DenisRumyantsev commented 2 years ago

@wfurt here are the results of the investigation:

There is a difference in Negotiate Flags between failed (with .NET 5) and successful (with .NET 6) agent requests: Negotiate Always Sign and Negotiate Sign negotiate flags are missed for the failed one. Could this be the cause of the error? Used NTLM versions are the same. I can provide you with captured requests if needed.

Is it possible to make a patch for .NET 5 to fix the issue?

karelz commented 2 years ago

@DenisRumyantsev for patching .NET 5 we would have to fully understand the root cause and know which fix actually addressed the problem. Given that 6.0 is in RC1 now, with RC2 coming out soon (both are go-live licenses), would it be an option for you to use .NET 6? If not, why?

wfurt commented 2 years ago

Yes, you are right @DenisRumyantsev. This is https://github.com/dotnet/runtime/pull/54101 fixing very old #887. If needed, this would be pretty safe for servicing @karelz. (assuming we can justify the business impact)

DenisRumyantsev commented 2 years ago

@wfurt @karelz nice to hear you found this fix. It will be great if you provide a patch to .NET 5 since we plan to migrate gradually.

karelz commented 2 years ago

@DenisRumyantsev can you please confirm that latest .NET 6 builds (RC1+) work fine? They should contain the fix mentioned above and we should first confirm it really addresses your problem.

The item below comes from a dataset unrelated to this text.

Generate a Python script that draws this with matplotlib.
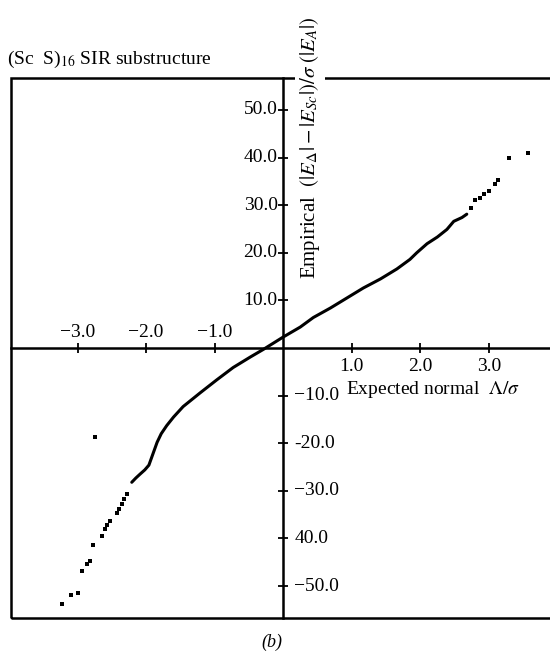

Regarding .NET 5 patch, can you please explain what is the business impact on you / your customers? How much does the issue hurt your product? Is earlier migration to .NET 6 an option for you? If not, why? Note: I assume you have migration planned in next ~6 months to align with support timelines of .NET 5: https://github.com/dotnet/core/tree/main/release-notes

DenisRumyantsev commented 2 years ago

@karelz @wfurt I confirm that .NET 6 RC1 works fine, without this issue. We have reached a decision that we will be moving towards migration to .NET 6. Thank you for clarifying this issue, I am closing it.